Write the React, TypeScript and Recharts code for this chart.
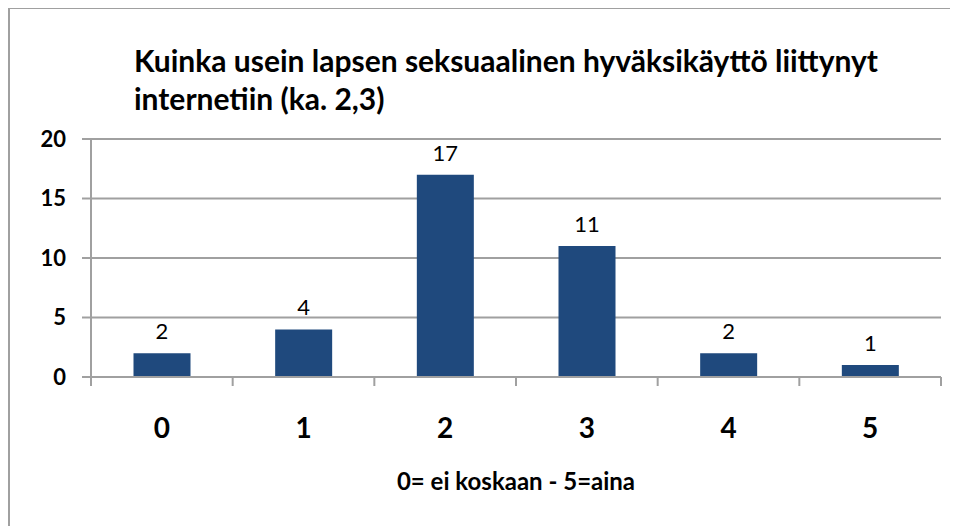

-------

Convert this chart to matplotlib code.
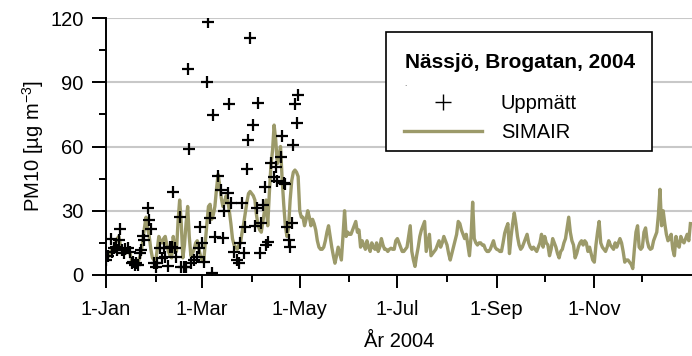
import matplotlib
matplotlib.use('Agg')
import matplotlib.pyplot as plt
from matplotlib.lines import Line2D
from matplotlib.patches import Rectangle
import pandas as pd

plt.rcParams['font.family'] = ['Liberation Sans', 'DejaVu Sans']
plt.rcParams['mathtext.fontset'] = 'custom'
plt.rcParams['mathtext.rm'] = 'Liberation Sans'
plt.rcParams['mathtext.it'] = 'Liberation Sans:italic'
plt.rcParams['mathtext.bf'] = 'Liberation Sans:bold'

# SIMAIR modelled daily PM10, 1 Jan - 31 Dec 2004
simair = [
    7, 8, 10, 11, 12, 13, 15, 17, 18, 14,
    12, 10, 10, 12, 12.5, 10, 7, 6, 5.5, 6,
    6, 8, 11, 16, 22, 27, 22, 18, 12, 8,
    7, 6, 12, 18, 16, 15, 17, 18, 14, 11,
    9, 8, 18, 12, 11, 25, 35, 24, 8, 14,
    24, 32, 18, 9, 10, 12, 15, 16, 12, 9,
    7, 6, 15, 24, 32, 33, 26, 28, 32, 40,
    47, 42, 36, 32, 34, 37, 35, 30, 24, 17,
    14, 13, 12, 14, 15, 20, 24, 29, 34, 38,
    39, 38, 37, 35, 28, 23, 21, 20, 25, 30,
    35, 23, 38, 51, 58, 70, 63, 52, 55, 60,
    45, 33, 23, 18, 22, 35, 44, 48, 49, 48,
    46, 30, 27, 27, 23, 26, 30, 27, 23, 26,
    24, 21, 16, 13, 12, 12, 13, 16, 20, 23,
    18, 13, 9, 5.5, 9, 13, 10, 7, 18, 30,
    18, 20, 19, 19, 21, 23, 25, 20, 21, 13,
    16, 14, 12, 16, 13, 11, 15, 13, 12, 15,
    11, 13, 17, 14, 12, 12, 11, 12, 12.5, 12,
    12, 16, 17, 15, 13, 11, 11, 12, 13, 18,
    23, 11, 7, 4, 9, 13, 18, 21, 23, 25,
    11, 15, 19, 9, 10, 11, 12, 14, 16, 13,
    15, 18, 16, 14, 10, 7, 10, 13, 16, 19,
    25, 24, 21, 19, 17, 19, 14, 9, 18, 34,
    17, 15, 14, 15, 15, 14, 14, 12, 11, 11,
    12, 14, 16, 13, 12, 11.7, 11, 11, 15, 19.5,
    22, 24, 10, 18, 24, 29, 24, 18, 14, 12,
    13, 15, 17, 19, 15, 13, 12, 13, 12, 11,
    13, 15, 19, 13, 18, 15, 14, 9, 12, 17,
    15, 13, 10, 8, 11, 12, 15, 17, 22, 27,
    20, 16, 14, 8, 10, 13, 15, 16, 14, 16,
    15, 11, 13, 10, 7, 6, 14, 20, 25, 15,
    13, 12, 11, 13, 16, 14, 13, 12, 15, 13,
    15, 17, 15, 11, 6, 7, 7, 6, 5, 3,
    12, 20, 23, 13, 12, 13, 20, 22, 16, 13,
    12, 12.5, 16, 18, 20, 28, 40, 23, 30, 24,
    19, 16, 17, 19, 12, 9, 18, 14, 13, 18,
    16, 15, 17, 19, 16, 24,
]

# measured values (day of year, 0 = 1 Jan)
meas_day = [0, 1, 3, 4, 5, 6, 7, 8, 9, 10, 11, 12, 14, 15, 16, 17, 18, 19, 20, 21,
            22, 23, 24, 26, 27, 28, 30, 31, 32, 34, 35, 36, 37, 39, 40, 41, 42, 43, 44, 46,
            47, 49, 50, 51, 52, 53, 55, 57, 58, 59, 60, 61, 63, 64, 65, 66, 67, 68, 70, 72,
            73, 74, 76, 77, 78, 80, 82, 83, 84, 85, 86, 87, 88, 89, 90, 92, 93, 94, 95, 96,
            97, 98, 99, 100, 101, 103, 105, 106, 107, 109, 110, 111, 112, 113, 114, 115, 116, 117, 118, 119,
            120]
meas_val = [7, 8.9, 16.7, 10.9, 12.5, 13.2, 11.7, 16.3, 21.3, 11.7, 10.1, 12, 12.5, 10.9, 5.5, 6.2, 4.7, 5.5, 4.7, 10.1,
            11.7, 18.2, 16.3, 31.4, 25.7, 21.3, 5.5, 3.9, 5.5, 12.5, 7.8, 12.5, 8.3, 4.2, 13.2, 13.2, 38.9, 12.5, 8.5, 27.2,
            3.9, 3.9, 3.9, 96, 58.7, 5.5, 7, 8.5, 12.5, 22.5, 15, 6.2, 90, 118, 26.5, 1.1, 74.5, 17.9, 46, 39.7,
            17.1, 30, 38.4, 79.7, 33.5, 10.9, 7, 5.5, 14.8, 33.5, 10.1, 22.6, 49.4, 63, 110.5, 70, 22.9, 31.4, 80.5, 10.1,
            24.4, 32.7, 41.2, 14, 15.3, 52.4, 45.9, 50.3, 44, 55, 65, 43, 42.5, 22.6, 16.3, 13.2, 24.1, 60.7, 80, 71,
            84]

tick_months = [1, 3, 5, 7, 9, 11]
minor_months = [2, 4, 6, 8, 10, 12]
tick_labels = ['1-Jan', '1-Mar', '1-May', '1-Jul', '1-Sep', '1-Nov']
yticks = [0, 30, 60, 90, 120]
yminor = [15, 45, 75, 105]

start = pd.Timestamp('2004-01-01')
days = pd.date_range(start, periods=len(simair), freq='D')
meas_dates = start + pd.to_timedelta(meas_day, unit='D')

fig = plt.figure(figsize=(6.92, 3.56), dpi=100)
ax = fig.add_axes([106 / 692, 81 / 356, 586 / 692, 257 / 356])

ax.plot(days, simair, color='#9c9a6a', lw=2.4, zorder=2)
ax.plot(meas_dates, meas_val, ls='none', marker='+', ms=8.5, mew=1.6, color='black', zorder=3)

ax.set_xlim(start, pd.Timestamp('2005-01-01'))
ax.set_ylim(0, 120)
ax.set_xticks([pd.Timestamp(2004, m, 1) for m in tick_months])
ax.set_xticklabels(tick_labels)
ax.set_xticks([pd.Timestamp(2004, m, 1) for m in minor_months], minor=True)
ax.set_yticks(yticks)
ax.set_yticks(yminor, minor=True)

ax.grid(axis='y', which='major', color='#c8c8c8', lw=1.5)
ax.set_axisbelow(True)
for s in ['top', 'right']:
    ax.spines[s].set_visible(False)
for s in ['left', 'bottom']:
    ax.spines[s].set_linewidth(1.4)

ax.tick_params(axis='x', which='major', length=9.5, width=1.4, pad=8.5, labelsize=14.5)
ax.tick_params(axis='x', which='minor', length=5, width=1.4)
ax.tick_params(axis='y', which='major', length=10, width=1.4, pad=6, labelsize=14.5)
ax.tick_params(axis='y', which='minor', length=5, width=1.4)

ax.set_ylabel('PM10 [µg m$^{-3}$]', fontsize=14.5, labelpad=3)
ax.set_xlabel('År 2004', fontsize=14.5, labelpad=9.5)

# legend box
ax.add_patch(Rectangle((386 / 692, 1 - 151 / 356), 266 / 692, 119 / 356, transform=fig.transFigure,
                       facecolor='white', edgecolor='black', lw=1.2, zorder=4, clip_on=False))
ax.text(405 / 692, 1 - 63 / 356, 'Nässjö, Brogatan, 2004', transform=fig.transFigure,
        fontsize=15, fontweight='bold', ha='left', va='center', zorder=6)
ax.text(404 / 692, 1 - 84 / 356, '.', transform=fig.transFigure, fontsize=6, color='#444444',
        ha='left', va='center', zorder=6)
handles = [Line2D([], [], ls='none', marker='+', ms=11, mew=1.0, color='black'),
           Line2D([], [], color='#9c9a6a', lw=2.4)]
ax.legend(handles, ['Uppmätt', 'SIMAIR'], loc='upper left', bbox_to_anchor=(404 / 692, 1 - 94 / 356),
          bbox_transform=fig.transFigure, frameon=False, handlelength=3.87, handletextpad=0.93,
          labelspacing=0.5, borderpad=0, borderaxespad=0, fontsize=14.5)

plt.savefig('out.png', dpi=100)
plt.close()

-------

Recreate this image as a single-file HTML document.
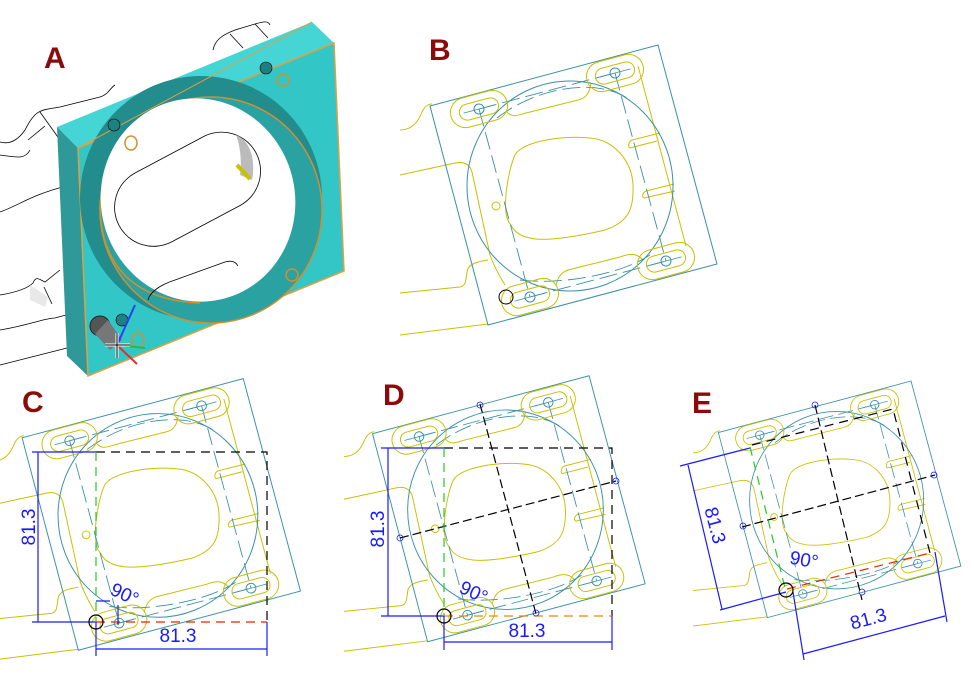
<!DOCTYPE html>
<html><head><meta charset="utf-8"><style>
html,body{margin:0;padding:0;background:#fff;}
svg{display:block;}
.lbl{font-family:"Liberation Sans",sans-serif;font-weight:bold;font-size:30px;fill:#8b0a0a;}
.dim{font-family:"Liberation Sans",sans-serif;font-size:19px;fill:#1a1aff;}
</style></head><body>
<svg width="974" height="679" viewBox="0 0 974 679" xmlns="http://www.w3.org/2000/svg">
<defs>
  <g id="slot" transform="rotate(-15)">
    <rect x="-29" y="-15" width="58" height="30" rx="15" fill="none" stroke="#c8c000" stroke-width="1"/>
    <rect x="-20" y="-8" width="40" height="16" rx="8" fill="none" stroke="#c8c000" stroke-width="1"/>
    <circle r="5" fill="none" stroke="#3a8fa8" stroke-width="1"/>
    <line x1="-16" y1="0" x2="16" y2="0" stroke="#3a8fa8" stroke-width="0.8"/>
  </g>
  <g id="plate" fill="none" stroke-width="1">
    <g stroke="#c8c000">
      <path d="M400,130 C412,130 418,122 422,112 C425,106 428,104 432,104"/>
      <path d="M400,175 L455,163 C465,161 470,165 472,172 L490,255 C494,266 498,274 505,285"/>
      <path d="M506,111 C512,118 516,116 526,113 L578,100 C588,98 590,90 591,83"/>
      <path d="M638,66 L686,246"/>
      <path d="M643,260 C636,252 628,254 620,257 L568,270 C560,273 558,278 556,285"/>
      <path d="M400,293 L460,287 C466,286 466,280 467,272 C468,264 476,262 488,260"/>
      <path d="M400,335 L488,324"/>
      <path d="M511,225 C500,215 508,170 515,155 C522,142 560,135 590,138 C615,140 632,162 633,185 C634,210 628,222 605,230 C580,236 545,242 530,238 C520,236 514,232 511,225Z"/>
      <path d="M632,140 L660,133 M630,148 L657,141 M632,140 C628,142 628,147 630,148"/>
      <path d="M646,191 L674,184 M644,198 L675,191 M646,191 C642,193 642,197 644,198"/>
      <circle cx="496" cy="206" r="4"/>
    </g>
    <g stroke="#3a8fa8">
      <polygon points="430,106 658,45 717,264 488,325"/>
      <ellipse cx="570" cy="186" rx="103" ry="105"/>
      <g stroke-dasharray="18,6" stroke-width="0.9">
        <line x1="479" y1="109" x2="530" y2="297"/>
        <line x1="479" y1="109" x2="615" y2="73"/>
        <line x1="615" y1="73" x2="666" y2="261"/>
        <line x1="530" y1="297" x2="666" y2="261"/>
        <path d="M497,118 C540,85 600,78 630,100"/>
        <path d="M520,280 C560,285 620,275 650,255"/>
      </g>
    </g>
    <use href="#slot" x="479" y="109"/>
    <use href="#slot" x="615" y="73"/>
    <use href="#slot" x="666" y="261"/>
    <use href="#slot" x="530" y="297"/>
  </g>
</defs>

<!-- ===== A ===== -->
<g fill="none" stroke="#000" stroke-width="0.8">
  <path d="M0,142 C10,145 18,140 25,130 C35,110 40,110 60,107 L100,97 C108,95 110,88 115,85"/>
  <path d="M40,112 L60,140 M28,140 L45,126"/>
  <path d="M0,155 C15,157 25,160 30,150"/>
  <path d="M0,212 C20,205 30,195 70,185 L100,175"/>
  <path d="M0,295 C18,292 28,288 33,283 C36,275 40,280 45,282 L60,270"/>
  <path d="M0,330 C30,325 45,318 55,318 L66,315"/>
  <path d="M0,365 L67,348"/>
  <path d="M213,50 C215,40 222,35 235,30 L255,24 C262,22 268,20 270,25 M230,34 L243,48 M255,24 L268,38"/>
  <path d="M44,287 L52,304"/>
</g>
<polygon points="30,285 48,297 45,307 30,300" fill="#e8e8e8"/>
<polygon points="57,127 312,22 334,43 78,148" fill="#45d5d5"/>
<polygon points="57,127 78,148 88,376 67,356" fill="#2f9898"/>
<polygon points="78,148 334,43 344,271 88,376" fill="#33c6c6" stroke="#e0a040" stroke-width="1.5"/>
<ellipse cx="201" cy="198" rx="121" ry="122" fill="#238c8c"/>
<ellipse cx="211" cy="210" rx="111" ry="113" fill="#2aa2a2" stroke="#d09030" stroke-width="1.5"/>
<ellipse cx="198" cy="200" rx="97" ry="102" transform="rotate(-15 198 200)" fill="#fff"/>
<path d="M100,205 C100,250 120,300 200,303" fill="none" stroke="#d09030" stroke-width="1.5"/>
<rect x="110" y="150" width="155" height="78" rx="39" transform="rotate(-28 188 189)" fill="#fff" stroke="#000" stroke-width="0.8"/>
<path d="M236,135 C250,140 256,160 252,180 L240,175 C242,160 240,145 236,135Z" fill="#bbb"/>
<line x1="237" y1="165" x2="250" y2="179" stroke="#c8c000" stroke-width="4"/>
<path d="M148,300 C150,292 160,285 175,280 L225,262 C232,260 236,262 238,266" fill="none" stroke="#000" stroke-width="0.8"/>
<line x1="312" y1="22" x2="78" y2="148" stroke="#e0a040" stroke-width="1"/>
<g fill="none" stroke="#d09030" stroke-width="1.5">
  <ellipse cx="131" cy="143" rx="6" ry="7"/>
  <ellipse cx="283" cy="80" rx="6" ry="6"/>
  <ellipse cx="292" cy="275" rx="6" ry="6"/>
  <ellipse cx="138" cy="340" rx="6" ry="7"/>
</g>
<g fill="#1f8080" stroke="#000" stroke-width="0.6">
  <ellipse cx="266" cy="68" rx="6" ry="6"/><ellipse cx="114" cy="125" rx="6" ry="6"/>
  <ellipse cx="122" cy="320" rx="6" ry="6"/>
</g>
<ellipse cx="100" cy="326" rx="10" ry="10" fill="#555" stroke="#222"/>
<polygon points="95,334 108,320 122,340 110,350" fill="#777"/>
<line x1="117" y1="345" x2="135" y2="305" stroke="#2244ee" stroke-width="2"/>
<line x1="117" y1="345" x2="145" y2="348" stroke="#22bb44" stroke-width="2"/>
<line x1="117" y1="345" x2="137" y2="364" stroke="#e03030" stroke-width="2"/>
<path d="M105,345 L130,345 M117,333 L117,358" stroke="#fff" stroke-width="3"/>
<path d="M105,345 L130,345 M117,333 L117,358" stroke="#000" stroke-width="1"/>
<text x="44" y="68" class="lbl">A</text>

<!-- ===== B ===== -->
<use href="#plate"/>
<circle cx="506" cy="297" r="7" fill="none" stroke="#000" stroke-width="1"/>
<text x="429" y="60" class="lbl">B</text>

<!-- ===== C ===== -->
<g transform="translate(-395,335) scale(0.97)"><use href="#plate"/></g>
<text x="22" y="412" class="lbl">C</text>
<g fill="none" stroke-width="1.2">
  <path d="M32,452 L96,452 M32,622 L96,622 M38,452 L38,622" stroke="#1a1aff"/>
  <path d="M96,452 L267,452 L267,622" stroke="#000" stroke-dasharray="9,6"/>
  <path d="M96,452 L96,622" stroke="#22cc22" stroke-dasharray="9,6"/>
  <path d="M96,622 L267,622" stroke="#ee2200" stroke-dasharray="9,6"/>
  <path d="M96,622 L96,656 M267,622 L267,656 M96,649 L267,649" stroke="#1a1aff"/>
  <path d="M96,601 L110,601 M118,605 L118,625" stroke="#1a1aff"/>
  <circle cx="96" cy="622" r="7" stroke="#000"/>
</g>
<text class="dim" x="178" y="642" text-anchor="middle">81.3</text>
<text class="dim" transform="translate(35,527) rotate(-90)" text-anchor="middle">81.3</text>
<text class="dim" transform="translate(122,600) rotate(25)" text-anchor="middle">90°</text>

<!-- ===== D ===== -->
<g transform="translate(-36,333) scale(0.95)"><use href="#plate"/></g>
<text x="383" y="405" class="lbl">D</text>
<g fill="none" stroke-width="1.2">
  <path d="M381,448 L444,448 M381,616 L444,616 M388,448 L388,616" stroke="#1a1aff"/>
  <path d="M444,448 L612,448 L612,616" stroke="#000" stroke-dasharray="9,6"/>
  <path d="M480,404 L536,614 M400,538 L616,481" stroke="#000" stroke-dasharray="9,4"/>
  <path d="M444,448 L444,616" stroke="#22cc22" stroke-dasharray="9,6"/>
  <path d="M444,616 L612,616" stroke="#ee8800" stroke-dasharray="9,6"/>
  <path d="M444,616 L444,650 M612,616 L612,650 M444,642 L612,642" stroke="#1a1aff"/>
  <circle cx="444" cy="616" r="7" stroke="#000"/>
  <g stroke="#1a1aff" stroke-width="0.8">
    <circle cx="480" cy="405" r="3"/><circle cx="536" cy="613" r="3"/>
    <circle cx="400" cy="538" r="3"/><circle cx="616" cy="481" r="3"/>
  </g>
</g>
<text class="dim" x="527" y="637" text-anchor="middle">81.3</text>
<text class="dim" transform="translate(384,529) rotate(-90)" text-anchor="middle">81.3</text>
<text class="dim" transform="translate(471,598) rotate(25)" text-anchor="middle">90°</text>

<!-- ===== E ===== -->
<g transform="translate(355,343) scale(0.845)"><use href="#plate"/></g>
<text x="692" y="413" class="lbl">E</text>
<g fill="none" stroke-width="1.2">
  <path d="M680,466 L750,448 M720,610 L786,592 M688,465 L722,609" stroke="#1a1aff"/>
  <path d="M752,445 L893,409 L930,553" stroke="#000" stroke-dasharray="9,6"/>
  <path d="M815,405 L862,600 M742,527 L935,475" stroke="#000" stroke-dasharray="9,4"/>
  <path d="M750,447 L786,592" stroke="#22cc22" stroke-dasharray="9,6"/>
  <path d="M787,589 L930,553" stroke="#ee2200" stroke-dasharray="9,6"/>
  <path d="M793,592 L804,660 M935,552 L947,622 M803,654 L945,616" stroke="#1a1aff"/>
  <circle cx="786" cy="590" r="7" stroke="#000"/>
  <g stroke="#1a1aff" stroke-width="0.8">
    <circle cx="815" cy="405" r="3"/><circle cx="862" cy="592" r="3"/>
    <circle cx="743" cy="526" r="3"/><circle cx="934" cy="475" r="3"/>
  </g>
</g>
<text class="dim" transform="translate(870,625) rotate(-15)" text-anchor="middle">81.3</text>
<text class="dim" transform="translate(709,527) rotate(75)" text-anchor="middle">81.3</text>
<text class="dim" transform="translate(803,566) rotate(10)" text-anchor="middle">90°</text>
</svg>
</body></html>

-------

WHAT IS EXPECTED
Every line in the data that holds "code" should be copied out.

RESULT FOR THIS EXERCISE
Write the React, TypeScript and Recharts code for this chart.
Convert this chart to matplotlib code.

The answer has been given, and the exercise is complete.